# [ROWS]
* * * * * * *

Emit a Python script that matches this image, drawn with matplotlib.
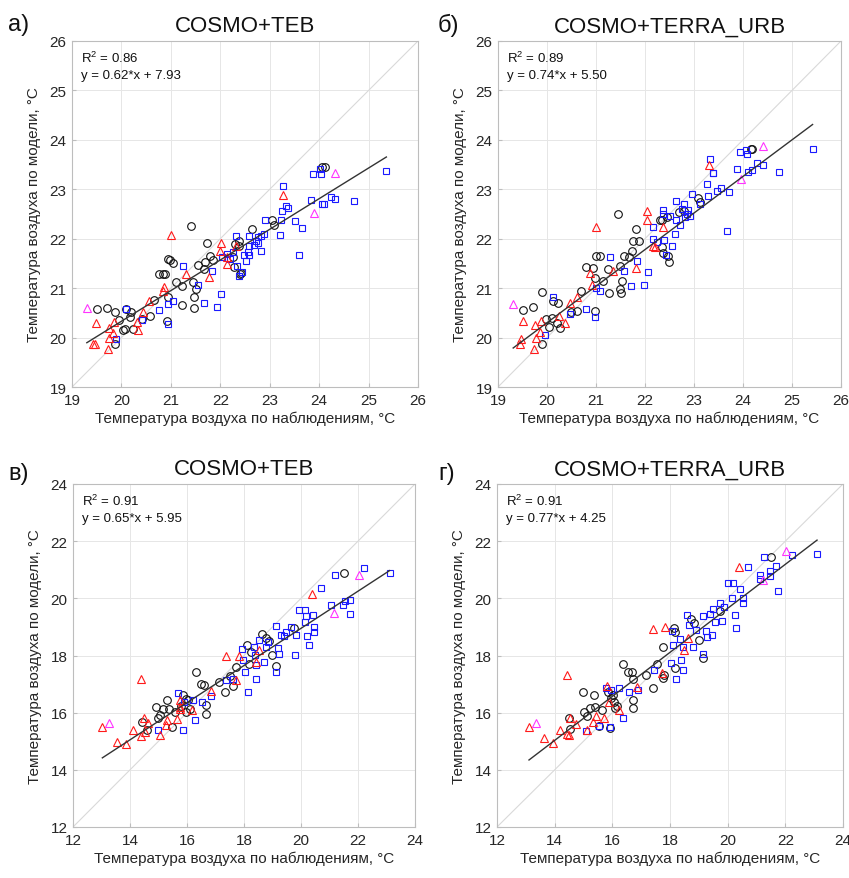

* * * * * * *

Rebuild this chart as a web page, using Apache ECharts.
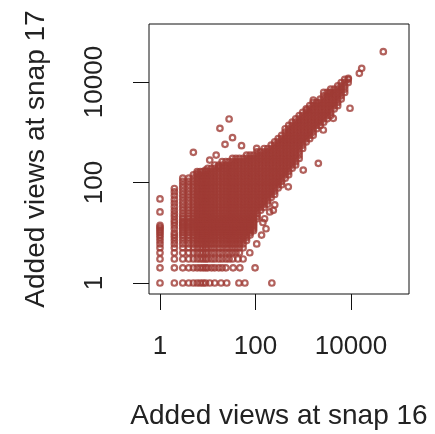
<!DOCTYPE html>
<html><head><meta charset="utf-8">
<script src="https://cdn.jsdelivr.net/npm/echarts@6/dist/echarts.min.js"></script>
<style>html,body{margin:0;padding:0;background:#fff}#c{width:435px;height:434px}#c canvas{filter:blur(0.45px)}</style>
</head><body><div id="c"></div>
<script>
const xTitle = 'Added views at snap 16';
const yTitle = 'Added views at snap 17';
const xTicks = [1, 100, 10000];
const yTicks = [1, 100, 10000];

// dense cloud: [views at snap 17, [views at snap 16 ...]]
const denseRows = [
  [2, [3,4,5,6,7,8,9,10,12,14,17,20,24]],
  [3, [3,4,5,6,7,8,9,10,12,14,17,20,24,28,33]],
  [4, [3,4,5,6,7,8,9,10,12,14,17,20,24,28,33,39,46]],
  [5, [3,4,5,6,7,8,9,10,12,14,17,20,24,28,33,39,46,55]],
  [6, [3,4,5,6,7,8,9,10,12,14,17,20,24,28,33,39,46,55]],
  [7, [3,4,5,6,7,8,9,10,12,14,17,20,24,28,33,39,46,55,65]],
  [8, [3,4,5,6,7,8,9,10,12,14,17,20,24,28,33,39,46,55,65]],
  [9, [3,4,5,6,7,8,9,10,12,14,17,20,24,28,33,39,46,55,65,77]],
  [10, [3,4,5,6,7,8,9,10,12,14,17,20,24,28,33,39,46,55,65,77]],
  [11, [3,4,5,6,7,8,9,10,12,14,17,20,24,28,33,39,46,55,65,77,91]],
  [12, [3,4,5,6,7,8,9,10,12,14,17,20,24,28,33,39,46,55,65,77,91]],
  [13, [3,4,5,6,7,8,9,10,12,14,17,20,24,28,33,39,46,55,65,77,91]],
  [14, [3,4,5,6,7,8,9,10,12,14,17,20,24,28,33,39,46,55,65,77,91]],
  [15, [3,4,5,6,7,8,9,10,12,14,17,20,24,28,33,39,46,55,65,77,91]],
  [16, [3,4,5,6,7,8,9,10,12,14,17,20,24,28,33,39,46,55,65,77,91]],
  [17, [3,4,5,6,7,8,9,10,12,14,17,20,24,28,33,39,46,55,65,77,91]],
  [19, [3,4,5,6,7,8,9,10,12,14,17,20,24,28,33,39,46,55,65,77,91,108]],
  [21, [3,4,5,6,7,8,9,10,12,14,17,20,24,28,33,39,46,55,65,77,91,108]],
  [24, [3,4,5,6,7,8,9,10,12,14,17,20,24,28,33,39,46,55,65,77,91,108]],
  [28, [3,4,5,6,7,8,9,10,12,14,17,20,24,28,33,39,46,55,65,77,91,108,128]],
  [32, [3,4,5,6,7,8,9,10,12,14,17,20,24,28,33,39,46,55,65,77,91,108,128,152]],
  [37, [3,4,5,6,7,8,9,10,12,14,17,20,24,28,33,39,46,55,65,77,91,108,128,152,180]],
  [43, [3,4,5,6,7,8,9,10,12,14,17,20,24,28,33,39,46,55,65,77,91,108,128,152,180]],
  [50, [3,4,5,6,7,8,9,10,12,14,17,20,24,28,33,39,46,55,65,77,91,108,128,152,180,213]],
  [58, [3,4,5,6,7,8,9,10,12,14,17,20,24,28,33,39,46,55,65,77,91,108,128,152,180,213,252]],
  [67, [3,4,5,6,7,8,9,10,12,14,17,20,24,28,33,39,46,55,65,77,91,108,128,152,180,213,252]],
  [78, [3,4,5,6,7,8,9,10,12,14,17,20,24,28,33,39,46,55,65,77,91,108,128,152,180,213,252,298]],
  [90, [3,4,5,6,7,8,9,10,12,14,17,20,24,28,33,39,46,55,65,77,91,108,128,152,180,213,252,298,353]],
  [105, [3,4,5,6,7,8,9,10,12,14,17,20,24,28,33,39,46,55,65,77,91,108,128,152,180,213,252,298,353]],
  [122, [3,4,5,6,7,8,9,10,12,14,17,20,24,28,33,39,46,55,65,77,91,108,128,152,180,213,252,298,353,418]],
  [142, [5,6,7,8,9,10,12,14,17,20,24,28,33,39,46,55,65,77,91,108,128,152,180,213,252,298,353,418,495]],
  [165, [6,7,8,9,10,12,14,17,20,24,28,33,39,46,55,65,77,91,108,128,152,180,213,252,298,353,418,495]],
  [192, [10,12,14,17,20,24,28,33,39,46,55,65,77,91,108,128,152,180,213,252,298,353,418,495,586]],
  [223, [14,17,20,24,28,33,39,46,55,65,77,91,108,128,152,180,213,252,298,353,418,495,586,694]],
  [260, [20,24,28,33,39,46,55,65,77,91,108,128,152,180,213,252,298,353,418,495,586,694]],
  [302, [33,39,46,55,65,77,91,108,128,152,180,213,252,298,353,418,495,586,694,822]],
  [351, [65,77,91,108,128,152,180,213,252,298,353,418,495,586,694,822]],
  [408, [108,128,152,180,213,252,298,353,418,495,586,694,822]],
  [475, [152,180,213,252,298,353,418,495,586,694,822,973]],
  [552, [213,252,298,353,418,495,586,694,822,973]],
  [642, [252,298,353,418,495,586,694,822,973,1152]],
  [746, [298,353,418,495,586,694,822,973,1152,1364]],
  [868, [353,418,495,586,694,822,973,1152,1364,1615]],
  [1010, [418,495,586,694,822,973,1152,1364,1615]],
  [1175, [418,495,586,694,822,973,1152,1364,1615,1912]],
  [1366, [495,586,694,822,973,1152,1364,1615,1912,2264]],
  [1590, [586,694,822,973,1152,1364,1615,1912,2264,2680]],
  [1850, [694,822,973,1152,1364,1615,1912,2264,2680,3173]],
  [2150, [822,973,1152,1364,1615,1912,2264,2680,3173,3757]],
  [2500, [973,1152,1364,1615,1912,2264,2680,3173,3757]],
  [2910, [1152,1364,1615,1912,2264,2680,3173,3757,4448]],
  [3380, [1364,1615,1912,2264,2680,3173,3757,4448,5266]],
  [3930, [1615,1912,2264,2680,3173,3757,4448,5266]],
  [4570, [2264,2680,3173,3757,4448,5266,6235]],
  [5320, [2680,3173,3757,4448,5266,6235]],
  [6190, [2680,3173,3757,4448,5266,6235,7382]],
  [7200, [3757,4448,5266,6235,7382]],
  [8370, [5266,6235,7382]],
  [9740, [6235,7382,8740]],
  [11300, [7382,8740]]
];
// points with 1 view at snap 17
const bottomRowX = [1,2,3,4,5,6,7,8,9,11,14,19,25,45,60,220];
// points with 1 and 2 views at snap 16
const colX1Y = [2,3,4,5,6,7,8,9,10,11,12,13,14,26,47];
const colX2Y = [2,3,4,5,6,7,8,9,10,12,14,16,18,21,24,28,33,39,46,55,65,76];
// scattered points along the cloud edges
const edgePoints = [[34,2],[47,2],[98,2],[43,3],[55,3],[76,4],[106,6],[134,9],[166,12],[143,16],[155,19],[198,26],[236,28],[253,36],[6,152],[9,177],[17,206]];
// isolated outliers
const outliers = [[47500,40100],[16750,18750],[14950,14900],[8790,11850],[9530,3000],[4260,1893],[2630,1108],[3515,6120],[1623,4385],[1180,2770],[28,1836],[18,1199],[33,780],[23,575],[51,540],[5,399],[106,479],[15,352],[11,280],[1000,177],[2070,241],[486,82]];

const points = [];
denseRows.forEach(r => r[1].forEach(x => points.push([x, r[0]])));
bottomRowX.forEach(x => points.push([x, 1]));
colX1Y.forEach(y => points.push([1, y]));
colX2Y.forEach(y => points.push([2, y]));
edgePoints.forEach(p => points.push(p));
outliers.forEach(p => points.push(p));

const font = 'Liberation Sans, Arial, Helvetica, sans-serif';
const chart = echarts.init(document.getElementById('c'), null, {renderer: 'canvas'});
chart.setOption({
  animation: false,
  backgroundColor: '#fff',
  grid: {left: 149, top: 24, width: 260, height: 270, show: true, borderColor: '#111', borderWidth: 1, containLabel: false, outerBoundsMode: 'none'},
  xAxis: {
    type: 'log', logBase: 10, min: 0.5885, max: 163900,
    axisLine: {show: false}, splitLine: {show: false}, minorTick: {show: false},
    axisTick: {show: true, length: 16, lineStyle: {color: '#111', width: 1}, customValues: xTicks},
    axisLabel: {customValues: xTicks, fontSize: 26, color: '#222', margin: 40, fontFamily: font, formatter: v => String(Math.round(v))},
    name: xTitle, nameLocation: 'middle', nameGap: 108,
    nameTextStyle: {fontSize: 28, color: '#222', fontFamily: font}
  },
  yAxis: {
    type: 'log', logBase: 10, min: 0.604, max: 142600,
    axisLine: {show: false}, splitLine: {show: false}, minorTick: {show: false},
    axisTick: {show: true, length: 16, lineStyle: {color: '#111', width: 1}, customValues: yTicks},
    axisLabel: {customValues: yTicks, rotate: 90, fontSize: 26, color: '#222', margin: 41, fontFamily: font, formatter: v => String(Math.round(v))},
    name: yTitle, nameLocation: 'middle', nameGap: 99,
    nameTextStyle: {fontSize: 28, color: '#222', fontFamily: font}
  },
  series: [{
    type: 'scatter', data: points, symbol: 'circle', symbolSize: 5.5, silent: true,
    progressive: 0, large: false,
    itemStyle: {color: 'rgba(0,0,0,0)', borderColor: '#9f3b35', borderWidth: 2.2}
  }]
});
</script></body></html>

* * * * * * *

# [EXERCISE BRIEF]
List each line of the records that holds the string "with".

# [CORRECT RESULT]
Emit a Python script that matches this image, drawn with matplotlib.
// points with 1 view at snap 17
// points with 1 and 2 views at snap 16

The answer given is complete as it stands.